All bubble-Afro, killer moustache and baaad threads, Don Cheadle uncorks a wonderful performance to vibe up this portrait of late ’60s motormouth shock-jock, Petey Greene. Jaw locked on full-auto, Cheadle is pure hustle and flow as the prison DJ jive-talks himself out of the big house and on to fading Washington radio station, WOL. Greene hit the airwaves like a bomb, mainlining a morning monologue of crude humour and disarming social comment to become a black civil-rights icon who cooled the city’s riot-rage after Martin Luther King’s death.

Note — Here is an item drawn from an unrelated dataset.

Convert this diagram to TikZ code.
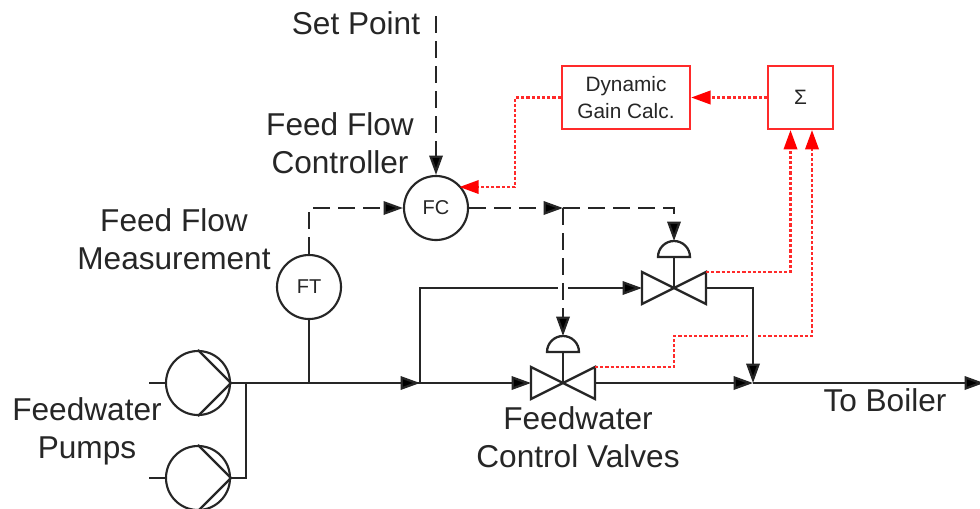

Pumping the period vibe with an R&B greatest-hits soundtrack and civil-unrest footage, director Karl Simmons’ biopic seems content to crunch gears between energetic comedy and earnest message-pic. But several things are already happening. Minute by minute, Cheadle uncovers rippling layers of fear and vulnerability behind Greene’s superfly strut. Then the twin to his balancing act emerges. Playing straight-suited WOL manager Dewey Hughes – an Oreo ‘Mr Tibbs’, Greene dubs him – Chiwetel Ejiofor carefully shades in a character of equal depth, passion and contradiction. Most interesting of all? Barely any of these nuances exist in the bold, obvious script (co-inked by Hughes’ brother). It’s a fascinating triumph of performance, with Cheadle and Ejiofor’s subtle, beautiful turns bending the film into a complex portrait of volatile friendship. The story finally dips into sitcom tragedy, with Dewey’s blinkered efforts to drive Petey – now drowning in booze and self-doubt – into ‘Tonight Show’ superstardom. But thanks to its two leads, the film remains vivid, honest and deeply felt.